Bert just walked in and said, "It is Tuesday, April 28, 2015. The local time is precisely 9:15 a.m. The current outdoor temperature is a balmy 281.3167 degrees Kelvin," then he just stood there and stared at me. (I think that's his way of trying to tell me we need to get back to our work here.)

So I'm gonna go do that.

I hope everybody has a brag-ably superior day! I'll see ya' later!

It looks as if the "Dear Georgie" Advice Column May Bee Returning This Season!

I thought my head was gonna blow up beefore it would finally beecome Monday again. Geeeeeze. WHY are weekends so LONG? I can't tell ya' how relieved I am that Monday is here at last!

This whole weekend was super grey and wet and rainy and chilly. Usually, during the Warm Season, that's a real problem, but this time it was okay beecause it gave Great Grandma Gee Gee, Kevin, Bert and me plenty of time to stay inside and figure out a solution to this "Dear Georgie" Advice Column Quandary. After a whole bunch of time sitting around talking about it, I think we came up with a perfect solution.
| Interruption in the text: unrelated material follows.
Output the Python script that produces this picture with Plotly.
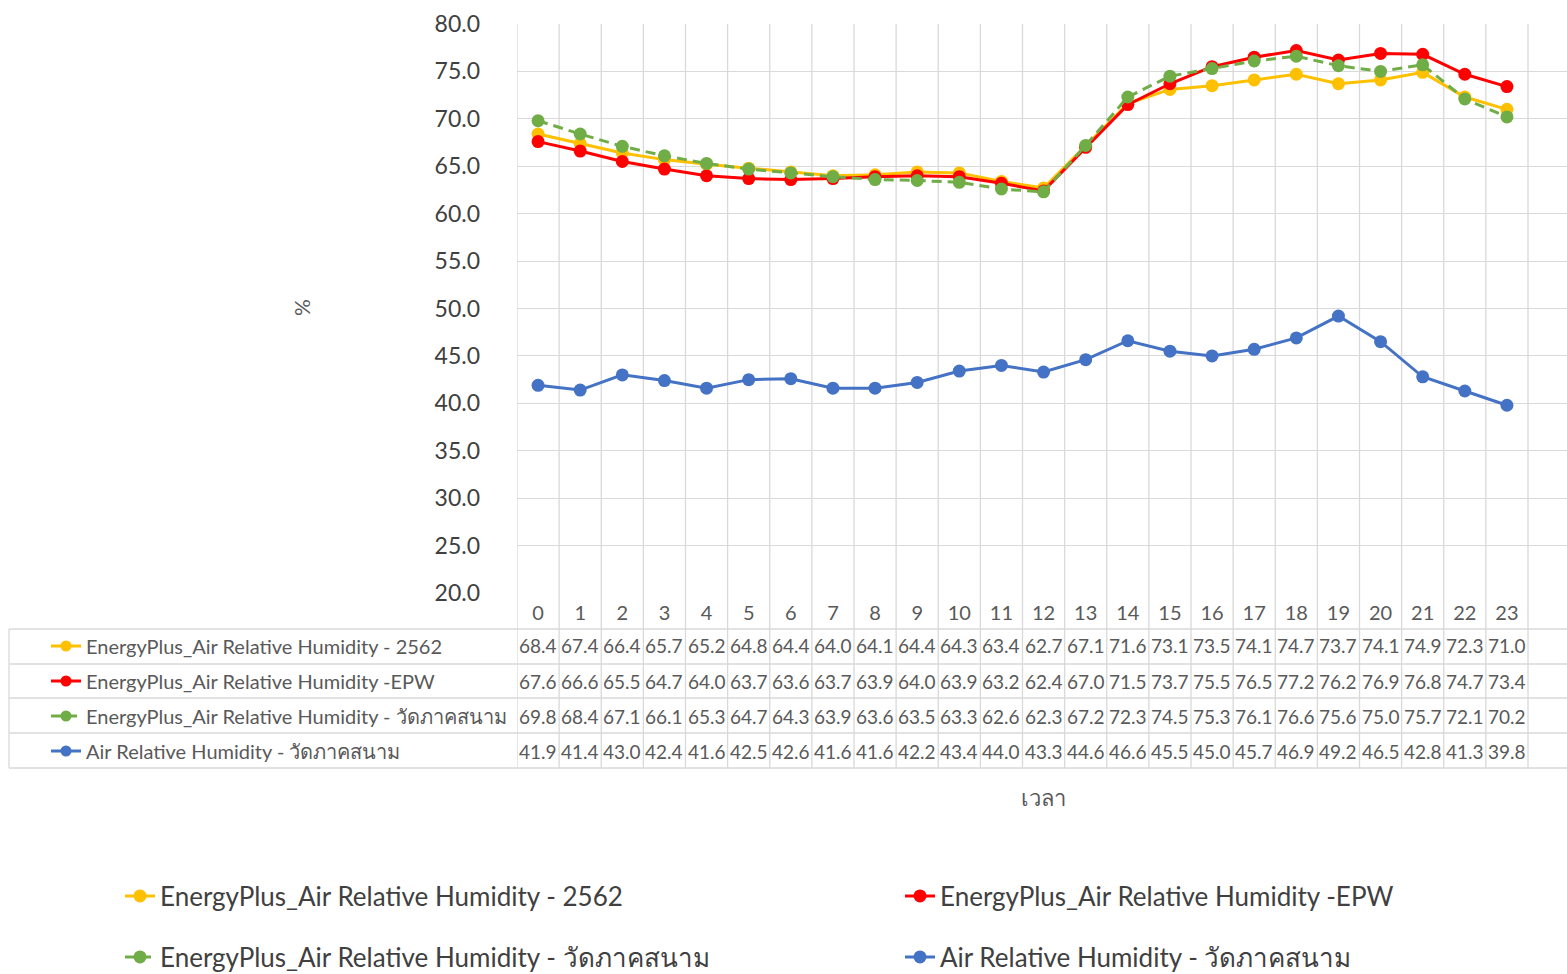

As you already know, my Editor at the Bee Times Gazette Journal Record (and Online News) told me last week that, if I wanted my Advice Column to continue this Season, I'd hafta pay HIM. (Of course, he says he's giving himself a raise and stuff, but from what I've heard, that's beecoming more common practise in buzziness these days; after all, the Head Bees do have a lot of responsibility to make sure the rest of us get all the work done, right?)

Anyway. We came up with a PERFECT solution, which - as soon as the weather clears up a bit and I can get out - I'm gonna present to my editor. But I'm sure he'll accept and my "Dear Georgie" Advice Column can continue for another Season. I'm so excited.

First, to take the pressure off of me a bit, Bert suggested that he will help me answer all those questions that are sent in. As he pointed out to me, he's completely logical, so he can help guarantee that each and every answer and piece of advice I put into my Column will bee 100% correct without any doubt or question whatsoever. So that's a good thing.

But then, after Kevin asked how we could figure out how to pay my Editor to keep everything going, Gee Gee came up with the best idea of all.

"I'll simply bake a batch of my Honeychew Krisp cookies for him every week," she said. "That should bee enough to convince him to let you keep doing you Advice Column. Goodness gracious, I can't imagine anyone turning down such a generous and tasty offer."
"You're brilliant, Gee Gee! Thank you!" I told her, and gave her a real huge hug. "I love you!"
"I know, dear," she said as she hugged me back. "I love you, too."

So, we've figured it out and it's all settled. I think it's safe to say that my Editor will accept our generous offer and that everybody will bee able to look forward to another Season of my heart-warming and highly-reassuring advice. I'm sure you feel as happy and relieved as we do, probably.

Okay then. It looks like the weather might bee clearing up here in a bit, so I'm gonna go get ready to visit my Editor again.

I hope everybody has a wildly gratifying day! I'll see ya' later!